# Start of SUPPLIED MATERIAL
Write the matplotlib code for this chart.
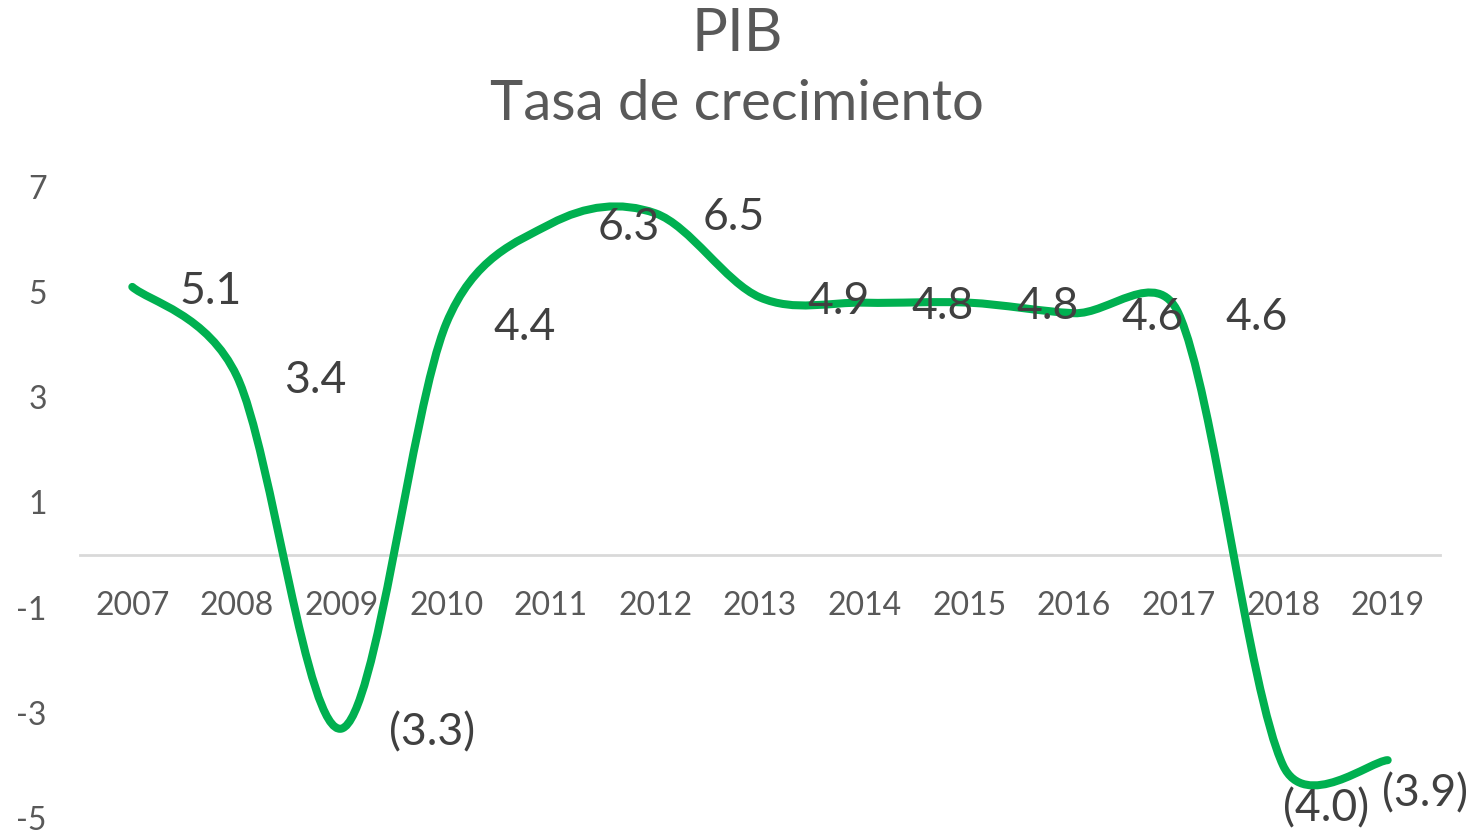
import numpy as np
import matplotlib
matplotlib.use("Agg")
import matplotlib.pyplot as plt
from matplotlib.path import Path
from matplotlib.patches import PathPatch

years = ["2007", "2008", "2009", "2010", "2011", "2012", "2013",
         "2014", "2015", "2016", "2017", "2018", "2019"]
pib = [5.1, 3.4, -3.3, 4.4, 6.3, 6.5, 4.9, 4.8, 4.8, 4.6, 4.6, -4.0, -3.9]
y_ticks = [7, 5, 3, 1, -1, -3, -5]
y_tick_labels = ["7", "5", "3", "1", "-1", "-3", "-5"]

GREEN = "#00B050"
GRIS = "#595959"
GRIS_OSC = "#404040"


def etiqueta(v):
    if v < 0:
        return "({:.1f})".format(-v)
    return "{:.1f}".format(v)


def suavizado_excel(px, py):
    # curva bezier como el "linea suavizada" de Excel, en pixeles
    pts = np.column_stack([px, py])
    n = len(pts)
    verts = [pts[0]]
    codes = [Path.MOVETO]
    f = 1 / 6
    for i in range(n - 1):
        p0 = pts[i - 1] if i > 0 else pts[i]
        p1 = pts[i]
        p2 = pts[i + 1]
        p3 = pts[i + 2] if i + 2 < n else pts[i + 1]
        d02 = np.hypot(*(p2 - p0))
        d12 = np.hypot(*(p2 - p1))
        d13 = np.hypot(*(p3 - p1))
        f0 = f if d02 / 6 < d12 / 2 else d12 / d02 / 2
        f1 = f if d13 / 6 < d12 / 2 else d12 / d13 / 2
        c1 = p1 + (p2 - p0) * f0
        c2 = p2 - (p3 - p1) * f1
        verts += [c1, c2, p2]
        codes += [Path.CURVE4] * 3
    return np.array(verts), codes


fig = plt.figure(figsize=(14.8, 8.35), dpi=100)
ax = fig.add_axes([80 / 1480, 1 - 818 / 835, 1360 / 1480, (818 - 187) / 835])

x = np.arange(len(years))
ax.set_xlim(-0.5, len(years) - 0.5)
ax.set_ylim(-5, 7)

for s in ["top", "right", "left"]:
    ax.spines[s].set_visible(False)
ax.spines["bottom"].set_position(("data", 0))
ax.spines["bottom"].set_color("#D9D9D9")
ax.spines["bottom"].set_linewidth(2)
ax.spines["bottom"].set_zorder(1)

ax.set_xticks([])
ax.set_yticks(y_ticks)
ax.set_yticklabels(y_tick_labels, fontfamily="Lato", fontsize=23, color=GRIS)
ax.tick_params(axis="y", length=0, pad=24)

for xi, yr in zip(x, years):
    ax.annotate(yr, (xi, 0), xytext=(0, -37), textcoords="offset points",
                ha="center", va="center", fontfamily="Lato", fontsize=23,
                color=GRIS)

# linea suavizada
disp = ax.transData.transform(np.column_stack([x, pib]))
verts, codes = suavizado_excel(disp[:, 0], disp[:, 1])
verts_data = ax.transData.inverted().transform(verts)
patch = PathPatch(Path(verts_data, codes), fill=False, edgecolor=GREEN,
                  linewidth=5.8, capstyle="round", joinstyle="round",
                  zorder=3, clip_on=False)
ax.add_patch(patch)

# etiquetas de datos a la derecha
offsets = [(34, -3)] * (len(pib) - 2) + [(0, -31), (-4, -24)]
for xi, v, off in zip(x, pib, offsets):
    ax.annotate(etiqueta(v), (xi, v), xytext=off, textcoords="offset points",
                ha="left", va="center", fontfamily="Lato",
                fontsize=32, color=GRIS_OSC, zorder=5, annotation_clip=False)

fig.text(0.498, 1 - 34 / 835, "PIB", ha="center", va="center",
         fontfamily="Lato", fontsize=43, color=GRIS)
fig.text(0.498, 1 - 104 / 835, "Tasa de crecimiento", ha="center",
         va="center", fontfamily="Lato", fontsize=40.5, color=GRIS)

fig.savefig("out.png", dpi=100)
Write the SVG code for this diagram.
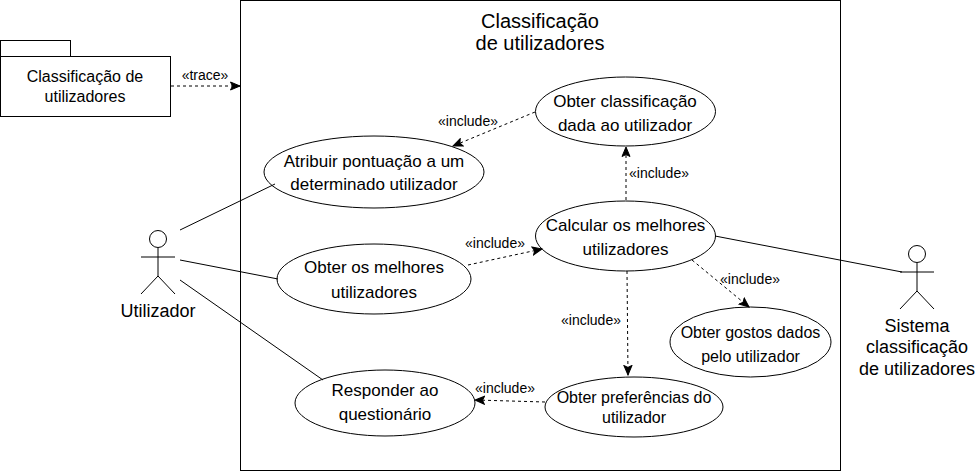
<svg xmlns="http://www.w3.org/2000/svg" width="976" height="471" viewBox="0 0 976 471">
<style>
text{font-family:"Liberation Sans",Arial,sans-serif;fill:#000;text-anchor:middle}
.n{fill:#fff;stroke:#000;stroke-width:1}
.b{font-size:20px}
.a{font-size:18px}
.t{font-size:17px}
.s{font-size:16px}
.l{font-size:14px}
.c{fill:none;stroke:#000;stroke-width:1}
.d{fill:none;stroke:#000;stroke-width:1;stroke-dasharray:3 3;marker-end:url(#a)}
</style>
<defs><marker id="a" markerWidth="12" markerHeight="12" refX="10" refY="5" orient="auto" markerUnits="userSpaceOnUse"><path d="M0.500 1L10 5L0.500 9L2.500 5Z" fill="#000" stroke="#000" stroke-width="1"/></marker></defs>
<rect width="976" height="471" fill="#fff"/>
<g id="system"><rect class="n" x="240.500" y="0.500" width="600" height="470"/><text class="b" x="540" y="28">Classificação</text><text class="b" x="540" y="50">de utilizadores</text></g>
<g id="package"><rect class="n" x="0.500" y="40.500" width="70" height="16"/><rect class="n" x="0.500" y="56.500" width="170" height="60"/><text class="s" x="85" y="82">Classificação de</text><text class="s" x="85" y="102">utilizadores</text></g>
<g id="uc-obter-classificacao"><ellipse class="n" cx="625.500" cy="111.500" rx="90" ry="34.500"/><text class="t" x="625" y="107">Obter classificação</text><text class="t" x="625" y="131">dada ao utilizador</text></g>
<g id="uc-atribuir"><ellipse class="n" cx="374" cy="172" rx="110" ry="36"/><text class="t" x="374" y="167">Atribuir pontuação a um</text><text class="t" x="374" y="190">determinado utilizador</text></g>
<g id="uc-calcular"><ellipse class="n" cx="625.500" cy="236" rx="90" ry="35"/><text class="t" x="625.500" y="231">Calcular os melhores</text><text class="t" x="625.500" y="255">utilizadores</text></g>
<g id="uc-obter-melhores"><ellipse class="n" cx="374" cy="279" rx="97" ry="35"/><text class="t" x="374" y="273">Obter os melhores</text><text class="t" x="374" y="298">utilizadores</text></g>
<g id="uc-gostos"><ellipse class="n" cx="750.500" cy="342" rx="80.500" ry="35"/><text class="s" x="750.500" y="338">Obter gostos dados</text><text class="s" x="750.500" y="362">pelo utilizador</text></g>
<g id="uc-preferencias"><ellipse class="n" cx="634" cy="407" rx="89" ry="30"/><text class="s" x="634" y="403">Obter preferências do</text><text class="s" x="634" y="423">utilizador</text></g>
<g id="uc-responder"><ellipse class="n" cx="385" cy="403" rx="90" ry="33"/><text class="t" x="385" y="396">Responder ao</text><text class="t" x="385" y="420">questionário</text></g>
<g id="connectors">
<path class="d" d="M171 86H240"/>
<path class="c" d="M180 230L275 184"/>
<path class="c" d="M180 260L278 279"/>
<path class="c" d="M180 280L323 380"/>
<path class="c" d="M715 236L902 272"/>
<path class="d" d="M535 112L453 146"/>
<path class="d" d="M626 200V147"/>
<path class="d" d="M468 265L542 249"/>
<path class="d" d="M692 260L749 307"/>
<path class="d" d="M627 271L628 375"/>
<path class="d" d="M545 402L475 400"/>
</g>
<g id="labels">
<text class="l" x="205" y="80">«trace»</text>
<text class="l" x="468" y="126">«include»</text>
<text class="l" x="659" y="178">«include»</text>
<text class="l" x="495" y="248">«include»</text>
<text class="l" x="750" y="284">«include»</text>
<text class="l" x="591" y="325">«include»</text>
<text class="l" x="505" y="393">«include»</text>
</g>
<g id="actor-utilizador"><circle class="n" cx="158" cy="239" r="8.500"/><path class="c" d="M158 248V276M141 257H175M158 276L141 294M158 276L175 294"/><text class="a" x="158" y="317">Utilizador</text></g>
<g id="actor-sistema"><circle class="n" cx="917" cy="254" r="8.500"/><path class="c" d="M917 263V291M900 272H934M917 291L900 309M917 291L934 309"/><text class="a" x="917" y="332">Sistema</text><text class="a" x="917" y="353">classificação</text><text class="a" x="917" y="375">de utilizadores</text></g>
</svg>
# End of SUPPLIED MATERIAL
INSTRUCTIONS TO FOLLOW:
Leave the pictures out and please restate exactly the lines running from the start of the material through the one with "ax.set_ylim(-5, 7)".

COMPLETE OUTPUT:
Write the matplotlib code for this chart.
import numpy as np
import matplotlib
matplotlib.use("Agg")
import matplotlib.pyplot as plt
from matplotlib.path import Path
from matplotlib.patches import PathPatch

years = ["2007", "2008", "2009", "2010", "2011", "2012", "2013",
         "2014", "2015", "2016", "2017", "2018", "2019"]
pib = [5.1, 3.4, -3.3, 4.4, 6.3, 6.5, 4.9, 4.8, 4.8, 4.6, 4.6, -4.0, -3.9]
y_ticks = [7, 5, 3, 1, -1, -3, -5]
y_tick_labels = ["7", "5", "3", "1", "-1", "-3", "-5"]

GREEN = "#00B050"
GRIS = "#595959"
GRIS_OSC = "#404040"


def etiqueta(v):
    if v < 0:
        return "({:.1f})".format(-v)
    return "{:.1f}".format(v)


def suavizado_excel(px, py):
    # curva bezier como el "linea suavizada" de Excel, en pixeles
    pts = np.column_stack([px, py])
    n = len(pts)
    verts = [pts[0]]
    codes = [Path.MOVETO]
    f = 1 / 6
    for i in range(n - 1):
        p0 = pts[i - 1] if i > 0 else pts[i]
        p1 = pts[i]
        p2 = pts[i + 1]
        p3 = pts[i + 2] if i + 2 < n else pts[i + 1]
        d02 = np.hypot(*(p2 - p0))
        d12 = np.hypot(*(p2 - p1))
        d13 = np.hypot(*(p3 - p1))
        f0 = f if d02 / 6 < d12 / 2 else d12 / d02 / 2
        f1 = f if d13 / 6 < d12 / 2 else d12 / d13 / 2
        c1 = p1 + (p2 - p0) * f0
        c2 = p2 - (p3 - p1) * f1
        verts += [c1, c2, p2]
        codes += [Path.CURVE4] * 3
    return np.array(verts), codes


fig = plt.figure(figsize=(14.8, 8.35), dpi=100)
ax = fig.add_axes([80 / 1480, 1 - 818 / 835, 1360 / 1480, (818 - 187) / 835])

x = np.arange(len(years))
ax.set_xlim(-0.5, len(years) - 0.5)
ax.set_ylim(-5, 7)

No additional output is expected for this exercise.